Saving corals, in the lab and in the field

In the lab or in the field, Ross Cunning, Ph.D.’13, works to save coral reef ecosystems in the face of climate change.
Saving corals, in the lab and in the field
Photo: Courtesy ©Shedd Aquarium/Hilary Wind

It started, really, with an interest in figuring out how things work and a love for the outdoors. This led to pursuing a degree in biology, which led to a study abroad trip to Australia, and finally, the opportunity to snorkel and dive in the Great Barrier Reef.

That was the tipping point, the moment when, surrounded by the diversity of life, by the shapes and sizes and colors on coral reefs, Ross Cunning, the young boy from Indiana who had never been particularly interested in the ocean, became Ross Cunning, the marine scientist, the coral enthusiast, and soon-to-be coral expert.

Ross Cunning
Photo: Shedd Aquarium

"As a college student, I’m seeing these coral reef ecosystems that I had never seen or been exposed to before,” Cunning recalls. “And all of a sudden, there's this this whole fascinating new world before me, to study and to learn from.”

Since then, Cunning has devoted his career to studying corals and to finding ways to increase their chances of survival in the face of climate change.

As a graduate student at the Rosenstiel School of Marine and Atmospheric Science, he conducted cutting-edge research on how the algae that corals rely on for food and gives corals their color affect their responses to climate change. He developed a molecular genetic technique, still used at the school today, to measure the algae in a coral, which opened the door to asking and answering a number of important research questions.

He later developed theory and mathematical models of coral bleaching while a fellow at the Hawaii Institute of Marine Biology and worked on ways to make corals more tolerant to warmer ocean temperatures as a postdoctoral research scientist at the U.

Cunning is now a coral research biologist at Shedd Aquarium’s Daniel P. Haerther Center for Conservation and Research in Chicago, where he studies coral reefs in Florida and in the Bahamas to understand how to sustain reef ecosystems in the face of a changing climate. In the labs, he does genetic sequencing to identify the genetic and ecological factors that make certain corals more tolerant to increasing temperatures.

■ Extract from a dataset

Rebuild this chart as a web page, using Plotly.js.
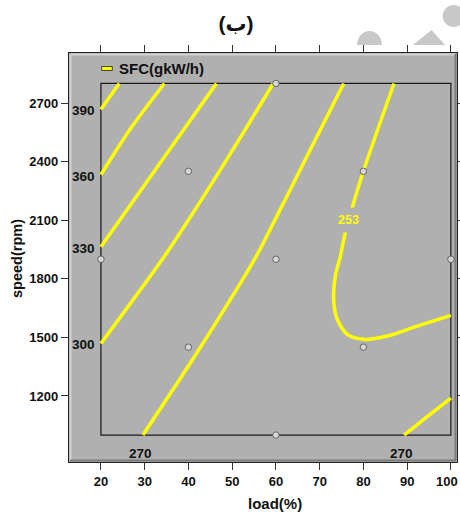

In the field, he looks for the corals that are best equipped to deal with warming waters in order to support coral restoration efforts (the practice of growing corals in nurseries and outplanting them to mitigate the decline of coral reefs).

On his most recent research expedition, he was at sea for over two weeks, diving with his team (which included University of Miami graduate students and collaborators) to collect staghorn corals from coral nurseries along the coast of Florida and testing their ability to withstand heat in small experimental tanks aboard the ship.

And when he’s not analyzing coral DNA or publishing his findings, Cunning is educating the public or, sometimes, cleaning the coral reef habitats at Shedd Aquarium. “It’s the best of both worlds,” he says. “I still do my research down in Florida and the Bahamas. But then the rest of the year, I'm here in Chicago, and I have the opportunity to communicate the work that we're doing to large public audiences that need to hear these messages.”

Cunning has remained connected to the University of Miami, leveraging his strong connections with the Rosenstiel School, and the fact that Shedd’s research vessel is based in Miami, to bring the institutions together to work collaboratively on a number of important research projects.

In June, graduate students from Dr. Andrew Baker’s lab, where Cunning himself was a student, will join him on another expedition to collect corals and test their heat tolerance, this time in nurseries in the Bahamas. “It’s a coming together of these two institutions in a very synergistic way to do some really exciting research,” Cunning says. “And it keeps me closely tied to Rosenstiel, which is fantastic.”

Ultimately, whether he’s at the U or at Shedd, on a research trip or communicating with students, donors, or the public at large, the goal remains the same – working to give corals the best possible chance of survival until the rest of the world can start to reverse the effects climate change. “Getting ocean warming under control is key to coral reef survival,” he says. “But until then, our focus is to help the corals become more resilient to get over the hump before things get better.”

His advice to students? “Be open minded about how you can contribute to making a difference for coral reefs. There are so many ways to get involved that aren't just doing research or doing some of the hard science. The more people with diverse skill sets, perspectives and backgrounds that can apply their talent, their passion, and their energy into solving a problem will make all the difference.”